Second, on Thursday, this thoroughly modern pontiff took to social media to hammer the point. Tweeting his message, Pope Francis said “My thoughts turn to all who are unemployed, often as a result of a self-centred mindset bent on profit at any cost.”  Two and a half million followers on Twitter and over one billion Catholics got the message. Five thousand of them re-tweeted.

In fairness, both previous Pope Benedict and the U.S. Conference of Catholic Bishops have made similar, if half-hearted, appeals  for economic fairness but this pontiff from Argentina has put the matter front and center. Francis harkens back to one of the most discredited of regional Catholic movements – liberation theology. This blast from the 60s -70s contended that religion provided a political as well as spiritual path to salvation. It said poverty was  the work of sin and that sin was greed and exploitation of the weak and poor by the politically and hence economically powerful.  Specifically, catholic clergy throughout Central and South America preached that  their  faith was to be “an interpretation …  through the poor’s suffering, their struggle and hope, and a critique of society and the Catholic faith and Christianity through the eyes of the poor.”  The sine qua non was social justice aimed at lifting the poor from their grinding poverty. Predictably,  conservative detractors in the Holy See called it “Christianized Marxism” and got their buds at the  Vatican’s Congregation for the Doctrine of the Faith (that’s right the once and rightly named  Holy Inquisition run by none other than the guy we now call Pope Benedict) to condemn the whole philosophy for portraying the wealthy Catholic leadership in South America as members of the same economic class as the political oppressors of the day. Talk about speaking truth to power … power don’t like it much.
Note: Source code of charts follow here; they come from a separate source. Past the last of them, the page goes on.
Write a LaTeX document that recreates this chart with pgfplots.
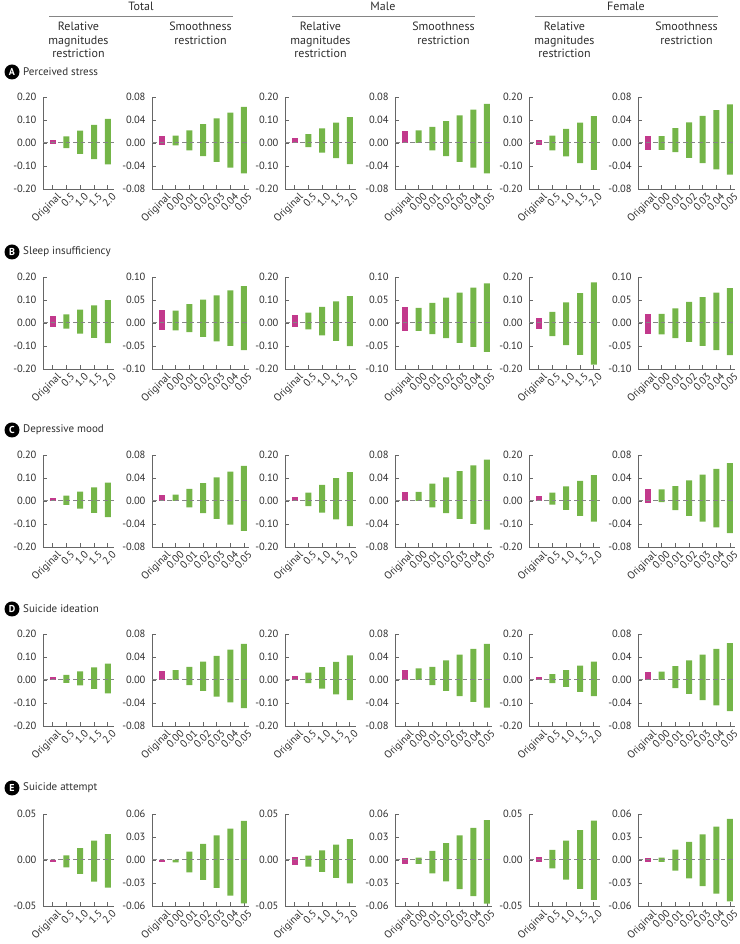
\documentclass[border=0pt]{standalone}
\usepackage{fontspec}
\setmainfont{PT Sans}
\usepackage{pgfplots}
\pgfplotsset{compat=1.18}
\definecolor{pinkc}{HTML}{C2398C}
\definecolor{greenc}{HTML}{74B548}
\definecolor{axc}{HTML}{666666}
\definecolor{dashc}{HTML}{858585}
\definecolor{txt}{HTML}{2E2E2E}
\pgfplotsset{
 base/.style={scale only axis, height=92pt, axis lines=left,
   axis line style={-, axc, line width=0.9pt},
   scaled y ticks=false, scaled x ticks=false,
   tick align=inside, major tick length=3.5pt, tick style={axc, line width=0.8pt},
   ticklabel style={font=\fontsize{10.5}{12}\selectfont, text=txt},
   yticklabel style={xshift=-3pt},
   xticklabel style={rotate=45, anchor=north east, inner sep=0.5pt, xshift=1pt, yshift=-4pt},
   clip=false},
 rel/.style={base, width=71pt, xmin=-0.7, xmax=4.45, xtick={0,1,2,3,4},
   xticklabels={Original,0.5,1.0,1.5,2.0}},
 smo/.style={base, width=97pt, xmin=-0.74, xmax=6.37, xtick={0,1,2,3,4,5,6},
   xticklabels={Original,0.00,0.01,0.02,0.03,0.04,0.05}},
 yA/.style={ymin=-0.2, ymax=0.2, ytick={-0.2,-0.1,0,0.1,0.2}, yticklabels={-0.20,-0.10,0.00,0.10,0.20}},
 yB/.style={ymin=-0.08, ymax=0.08, ytick={-0.08,-0.04,0,0.04,0.08}, yticklabels={-0.08,-0.04,0.00,0.04,0.08}},
 yC/.style={ymin=-0.1, ymax=0.1, ytick={-0.1,-0.05,0,0.05,0.1}, yticklabels={-0.10,-0.05,0.00,0.05,0.10}},
 yD/.style={ymin=-0.05, ymax=0.05, ytick={-0.05,0,0.05}, yticklabels={-0.05,0.00,0.05}},
 yE/.style={ymin=-0.06, ymax=0.06, ytick={-0.06,-0.03,0,0.03,0.06}, yticklabels={-0.06,-0.03,0.00,0.03,0.06}},
 pinkbar/.style={ybar, bar width=6pt, bar shift=0pt, fill=pinkc, draw=none},
 greenbar/.style={ybar, bar width=6pt, bar shift=0pt, fill=greenc, draw=none},
}
\newcommand\Panel[7]{%
\begin{axis}[#3, at={(#1pt,#2pt)}, anchor=south west]
\addplot[pinkbar] coordinates {(0,#4)};
\addplot[pinkbar] coordinates {(0,#5)};
\addplot[greenbar] coordinates {#6};
\addplot[greenbar] coordinates {#7};
\draw[dashc, line width=1pt, dash pattern=on 4.5pt off 3pt] (rel axis cs:0,0.5) -- (rel axis cs:1,0.5);
\end{axis}}
\newcommand\RowLab[3]{%
\fill[black] (12pt,#1pt) circle (7.5pt);
\node[white, font=\bfseries\fontsize{10}{10}\selectfont, inner sep=0pt] at (12pt,#1pt) {#2};
\node[anchor=west, font=\fontsize{11}{12}\selectfont, text=txt, inner sep=0pt] at (23pt,#1pt) {#3};}
\begin{document}
\begin{tikzpicture}
\useasboundingbox (0,0) rectangle (739pt,944pt);
% headers
\tikzset{hd/.style={anchor=north, align=center, font=\fontsize{12}{13.5}\selectfont, text=txt, inner sep=0pt}}
\node[hd] at (141pt,942pt) {Total};
\node[hd] at (383pt,942pt) {Male};
\node[hd] at (626pt,942pt) {Female};
\draw[axc!80, line width=0.7pt] (49pt,928pt) -- (233pt,928pt);
\draw[axc!80, line width=0.7pt] (292pt,928pt) -- (475pt,928pt);
\draw[axc!80, line width=0.7pt] (535pt,928pt) -- (718pt,928pt);
\node[hd] at (78.5pt,922pt) {Relative\\magnitudes\\restriction};
\node[hd] at (200.5pt,922pt) {Smoothness\\restriction};
\node[hd] at (320.5pt,922pt) {Relative\\magnitudes\\restriction};
\node[hd] at (443.5pt,922pt) {Smoothness\\restriction};
\node[hd] at (564.5pt,922pt) {Relative\\magnitudes\\restriction};
\node[hd] at (686.5pt,922pt) {Smoothness\\restriction};
\RowLab{872}{A}{Perceived stress}
\RowLab{692}{B}{Sleep insufficiency}
\RowLab{514}{C}{Depressive mood}
\RowLab{335}{D}{Suicide ideation}
\RowLab{156}{E}{Suicide attempt}
% Row A
\Panel{43}{755}{rel,yA}{0.012}{-0.002}{(1,0.029)(2,0.054)(3,0.079)(4,0.105)}{(1,-0.022)(2,-0.047)(3,-0.070)(4,-0.093)}
\Panel{152}{755}{smo,yB}{0.013}{-0.004}{(1,0.013)(2,0.022)(3,0.033)(4,0.043)(5,0.053)(6,0.063)}{(1,-0.004)(2,-0.013)(3,-0.023)(4,-0.033)(5,-0.043)(6,-0.053)}
\Panel{285}{755}{rel,yA}{0.021}{0}{(1,0.038)(2,0.063)(3,0.088)(4,0.112)}{(1,-0.018)(2,-0.042)(3,-0.066)(4,-0.092)}
\Panel{395}{755}{smo,yB}{0.021}{0}{(1,0.022)(2,0.028)(3,0.038)(4,0.048)(5,0.058)(6,0.068)}{(1,0)(2,-0.013)(3,-0.023)(4,-0.033)(5,-0.043)(6,-0.053)}
\Panel{529}{755}{rel,yA}{0.012}{-0.010}{(1,0.032)(2,0.061)(3,0.088)(4,0.117)}{(1,-0.032)(2,-0.058)(3,-0.088)(4,-0.117)}
\Panel{638}{755}{smo,yB}{0.013}{-0.012}{(1,0.012)(2,0.026)(3,0.036)(4,0.047)(5,0.057)(6,0.067)}{(1,-0.012)(2,-0.016)(3,-0.026)(4,-0.035)(5,-0.046)(6,-0.055)}
% Row B
\Panel{43}{575}{rel,yA}{0.029}{-0.017}{(1,0.038)(2,0.058)(3,0.077)(4,0.099)}{(1,-0.025)(2,-0.046)(3,-0.065)(4,-0.087)}
\Panel{152}{575}{smo,yC}{0.028}{-0.016}{(1,0.027)(2,0.041)(3,0.051)(4,0.060)(5,0.071)(6,0.080)}{(1,-0.016)(2,-0.020)(3,-0.030)(4,-0.040)(5,-0.050)(6,-0.059)}
\Panel{285}{575}{rel,yA}{0.033}{-0.017}{(1,0.045)(2,0.070)(3,0.094)(4,0.117)}{(1,-0.028)(2,-0.054)(3,-0.078)(4,-0.101)}
\Panel{395}{575}{smo,yC}{0.035}{-0.017}{(1,0.033)(2,0.044)(3,0.055)(4,0.066)(5,0.077)(6,0.086)}{(1,-0.017)(2,-0.024)(3,-0.033)(4,-0.043)(5,-0.052)(6,-0.063)}
\Panel{529}{575}{rel,yA}{0.022}{-0.025}{(1,0.048)(2,0.090)(3,0.130)(4,0.177)}{(1,-0.057)(2,-0.096)(3,-0.139)(4,-0.181)}
\Panel{638}{575}{smo,yC}{0.020}{-0.025}{(1,0.020)(2,0.032)(3,0.046)(4,0.056)(5,0.066)(6,0.076)}{(1,-0.025)(2,-0.033)(3,-0.041)(4,-0.050)(5,-0.059)(6,-0.070)}
% Row C
\Panel{43}{397}{rel,yA}{0.011}{0}{(1,0.023)(2,0.041)(3,0.059)(4,0.080)}{(1,-0.017)(2,-0.033)(3,-0.052)(4,-0.070)}
\Panel{152}{397}{smo,yB}{0.010}{0}{(1,0.011)(2,0.021)(3,0.031)(4,0.041)(5,0.051)(6,0.061)}{(1,0)(2,-0.011)(3,-0.021)(4,-0.031)(5,-0.041)(6,-0.052)}
\Panel{285}{397}{rel,yA}{0.016}{0}{(1,0.036)(2,0.070)(3,0.099)(4,0.125)}{(1,-0.022)(2,-0.051)(3,-0.080)(4,-0.109)}
\Panel{395}{397}{smo,yB}{0.016}{0}{(1,0.016)(2,0.030)(3,0.041)(4,0.052)(5,0.062)(6,0.072)}{(1,0)(2,-0.011)(3,-0.021)(4,-0.031)(5,-0.040)(6,-0.050)}
\Panel{529}{397}{rel,yA}{0.022}{0}{(1,0.036)(2,0.064)(3,0.087)(4,0.112)}{(1,-0.016)(2,-0.039)(3,-0.065)(4,-0.090)}
\Panel{638}{397}{smo,yB}{0.020}{-0.003}{(1,0.020)(2,0.026)(3,0.036)(4,0.046)(5,0.056)(6,0.066)}{(1,-0.002)(2,-0.016)(3,-0.026)(4,-0.036)(5,-0.046)(6,-0.056)}
% Row D
\Panel{43}{218}{rel,yA}{0.013}{0}{(1,0.022)(2,0.037)(3,0.055)(4,0.071)}{(1,-0.012)(2,-0.023)(3,-0.039)(4,-0.058)}
\Panel{152}{218}{smo,yB}{0.015}{0}{(1,0.017)(2,0.023)(3,0.032)(4,0.042)(5,0.053)(6,0.063)}{(1,0)(2,-0.009)(3,-0.019)(4,-0.029)(5,-0.039)(6,-0.049)}
\Panel{285}{218}{rel,yA}{0.017}{0}{(1,0.032)(2,0.056)(3,0.079)(4,0.107)}{(1,-0.014)(2,-0.037)(3,-0.063)(4,-0.087)}
\Panel{395}{218}{smo,yB}{0.018}{0}{(1,0.020)(2,0.023)(3,0.034)(4,0.044)(5,0.054)(6,0.063)}{(1,0)(2,-0.009)(3,-0.019)(4,-0.028)(5,-0.038)(6,-0.048)}
\Panel{529}{218}{rel,yA}{0.013}{0}{(1,0.025)(2,0.043)(3,0.062)(4,0.080)}{(1,-0.014)(2,-0.030)(3,-0.052)(4,-0.070)}
\Panel{638}{218}{smo,yB}{0.014}{0}{(1,0.0145)(2,0.024)(3,0.034)(4,0.044)(5,0.054)(6,0.064)}{(1,0)(2,-0.014)(3,-0.024)(4,-0.035)(5,-0.044)(6,-0.054)}
% Row E
\Panel{43}{38}{rel,yD}{0}{-0.0025}{(1,0.005)(2,0.013)(3,0.021)(4,0.028)}{(1,-0.008)(2,-0.015)(3,-0.0235)(4,-0.030)}
\Panel{152}{38}{smo,yE}{0}{-0.003}{(1,0)(2,0.011)(3,0.021)(4,0.032)(5,0.041)(6,0.051)}{(1,-0.003)(2,-0.016)(3,-0.026)(4,-0.0365)(5,-0.0465)(6,-0.0565)}
\Panel{285}{38}{rel,yD}{0.003}{-0.0054}{(1,0.0047)(2,0.0105)(3,0.0167)(4,0.0228)}{(1,-0.0072)(2,-0.013)(3,-0.0195)(4,-0.0253)}
\Panel{395}{38}{smo,yE}{0.0026}{-0.0052}{(1,0.003)(2,0.012)(3,0.022)(4,0.032)(5,0.042)(6,0.052)}{(1,-0.0052)(2,-0.0174)(3,-0.028)(4,-0.038)(5,-0.047)(6,-0.057)}
\Panel{529}{38}{rel,yD}{0.003}{-0.0025}{(1,0.011)(2,0.021)(3,0.0326)(4,0.0427)}{(1,-0.009)(2,-0.0214)(3,-0.0315)(4,-0.0434)}
\Panel{638}{38}{smo,yE}{0.003}{-0.0026}{(1,0.003)(2,0.0135)(3,0.0235)(4,0.0335)(5,0.0435)(6,0.0535)}{(1,-0.0026)(2,-0.014)(3,-0.024)(4,-0.034)(5,-0.044)(6,-0.054)}
\end{tikzpicture}
\end{document}
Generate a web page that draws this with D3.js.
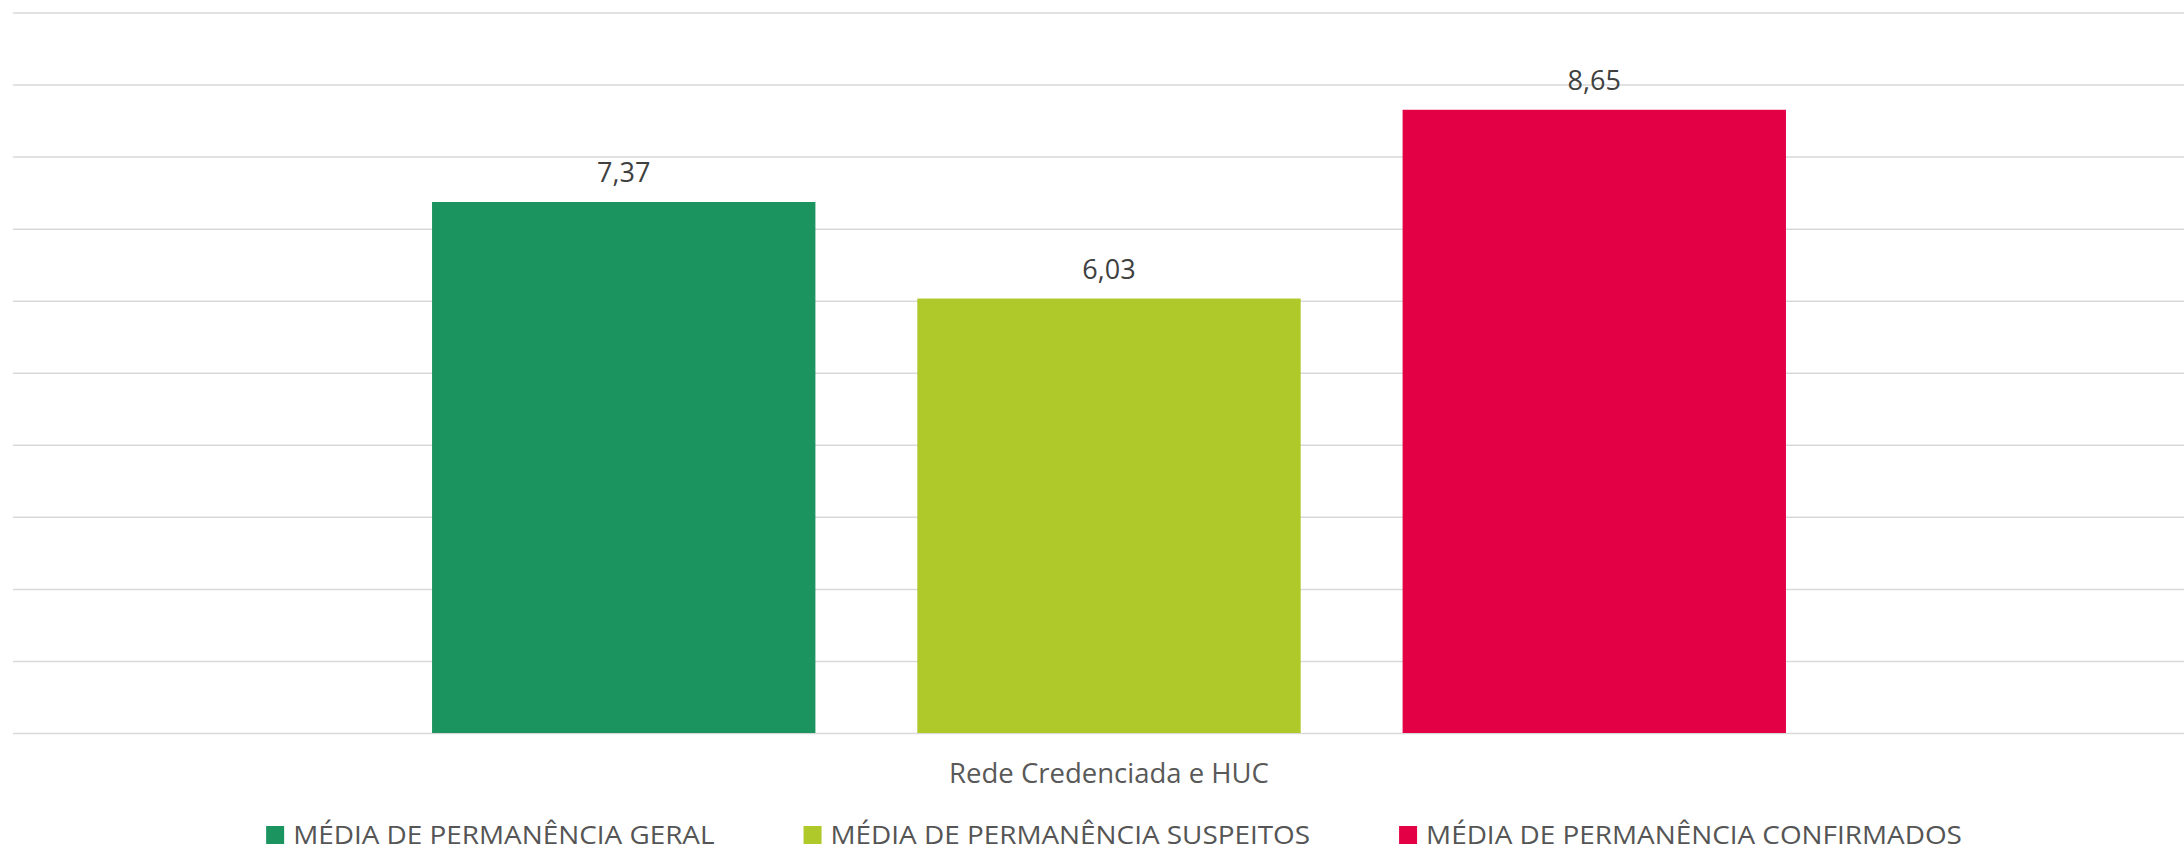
<!DOCTYPE html>
<html>
<head>
<meta charset="utf-8">
<script src="https://cdn.jsdelivr.net/npm/d3@7"></script>
<style>
  html, body { margin: 0; padding: 0; background: #fff; }
  svg { display: block; font-family: "Open Sans", sans-serif; }
</style>
</head>
<body>
<div id="chart"></div>
<script>
// data
const categories = ["Rede Credenciada e HUC"];
const seriesNames = ["MÉDIA DE PERMANÊNCIA GERAL", "MÉDIA DE PERMANÊNCIA SUSPEITOS", "MÉDIA DE PERMANÊNCIA CONFIRMADOS"];
const seriesValues = [7.37, 6.03, 8.65];
const seriesColors = ["#1C9460", "#AFC82A", "#E30045"];
const yTicks = [0, 1, 2, 3, 4, 5, 6, 7, 8, 9, 10];

const width = 2184, height = 852;
const margin = { top: 12.5, right: -21, bottom: 119, left: 13 };

const svg = d3.select("#chart").append("svg")
  .attr("width", width)
  .attr("height", height);

// scales
const x0 = d3.scaleBand()
  .domain(categories)
  .range([margin.left, width - margin.right])
  .paddingInner(0)
  .paddingOuter(0.3095);

const x1 = d3.scaleBand()
  .domain(seriesNames)
  .range([0, x0.bandwidth()])
  .paddingInner(0.21)
  .paddingOuter(0);

const y = d3.scaleLinear()
  .domain([0, 10])
  .range([height - margin.bottom, margin.top]);

const fmt = v => v.toFixed(2).replace(".", ",");

// gridlines
svg.append("g")
  .attr("class", "grid")
  .attr("transform", `translate(${margin.left},0)`)
  .call(d3.axisLeft(y).tickValues(yTicks).tickSize(-(width - margin.left)).tickFormat(""))
  .call(g => g.select(".domain").remove())
  .call(g => g.selectAll(".tick line")
    .attr("stroke", "#d9d9d9")
    .attr("stroke-width", 1.5));

// bars
const group = svg.append("g")
  .selectAll("g")
  .data(categories)
  .join("g")
  .attr("transform", d => `translate(${x0(d)},0)`);

const barData = seriesNames.map((name, i) => ({ name, value: seriesValues[i], color: seriesColors[i] }));

group.selectAll("rect")
  .data(barData)
  .join("rect")
  .attr("x", d => x1(d.name))
  .attr("y", d => y(d.value))
  .attr("width", x1.bandwidth())
  .attr("height", d => y(0) - y(d.value))
  .attr("fill", d => d.color);

// data labels
group.selectAll("text.value")
  .data(barData)
  .join("text")
  .attr("class", "value")
  .attr("x", d => x1(d.name) + x1.bandwidth() / 2)
  .attr("y", d => y(d.value) - 20)
  .attr("text-anchor", "middle")
  .style("font-size", "27px")
  .style("fill", "#404040")
  .text(d => fmt(d.value));

// category axis label
svg.append("g")
  .attr("transform", `translate(0,${y(0)})`)
  .call(d3.axisBottom(x0).tickSize(0).tickPadding(0))
  .call(g => g.select(".domain").remove())
  .call(g => g.selectAll("text")
    .attr("dy", null)
    .attr("y", 50)
    .style("font-family", "'Open Sans', sans-serif")
    .style("font-size", "27.5px")
    .style("fill", "#595959"));

// legend
const legendScaleX = 1.116;
const legendGap = 89;
const legend = svg.append("g").attr("class", "legend");

const items = legend.selectAll("g")
  .data(barData)
  .join("g");

items.append("rect")
  .attr("x", 0)
  .attr("y", -18)
  .attr("width", 18)
  .attr("height", 18)
  .attr("fill", d => d.color);

items.append("text")
  .attr("transform", `translate(27,0) scale(${legendScaleX},1)`)
  .style("font-size", "25px")
  .style("fill", "#555555")
  .text(d => d.name);

// lay out legend items in a row, centered
let offset = 0;
const offsets = [];
items.each(function () {
  const w = 27 + d3.select(this).select("text").node().getComputedTextLength() * legendScaleX;
  offsets.push(offset);
  offset += w + legendGap;
});
const legendWidth = offset - legendGap;
const legendLeft = 1114 - legendWidth / 2;
items.attr("transform", (d, i) => `translate(${legendLeft + offsets[i]},844)`);
</script>
</body>
</html>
But this Argentine pope, born in a barrio to a father who fled his native Italy to avoid the fascists, could  be the worst nightmare for the church’s now dominant right-wing. As someone willing to take on the fight for the poor and oppressed, he stands in stark contrast to the ancien régime who said all the right things about fighting poverty but who did so over tea with some of the world’s most exploitive governments. This pope, who eschewed the trappings of wealth and privilege while a cardinal in Buenos Aries, might actually be willing to get his hands dirty and put boots on the ground in this seemingly unending war. With his actions over the past few days, he has certainly taken on the mantle.  If so, the church might be heading for as cataclysmic  a schism as the day Martin Luther nailed those 95 theses on the door to All Saints’ Church in Wittenberg.

And Martin Luther is an apt symbol for what is going on here. The 16th century German monk, who railed against the practice of the wealthy purchasing  pardons from the Church to exonerate their sins on earth and grease the skids for their ride to Heaven, may have been more prescient of future events than anyone  knew when he wrote:

Christians are to be taught that he who gives to the poor or lends to the needy does a better work than buying pardons;

Because love grows by works of love, and man becomes better; but by pardons man does not grow better, only more free from penalty.

Christians are to be taught that he who sees a man in need, and passes him by, and gives [his money] for pardons, purchases not the indulgences of the pope, but the indignation of God.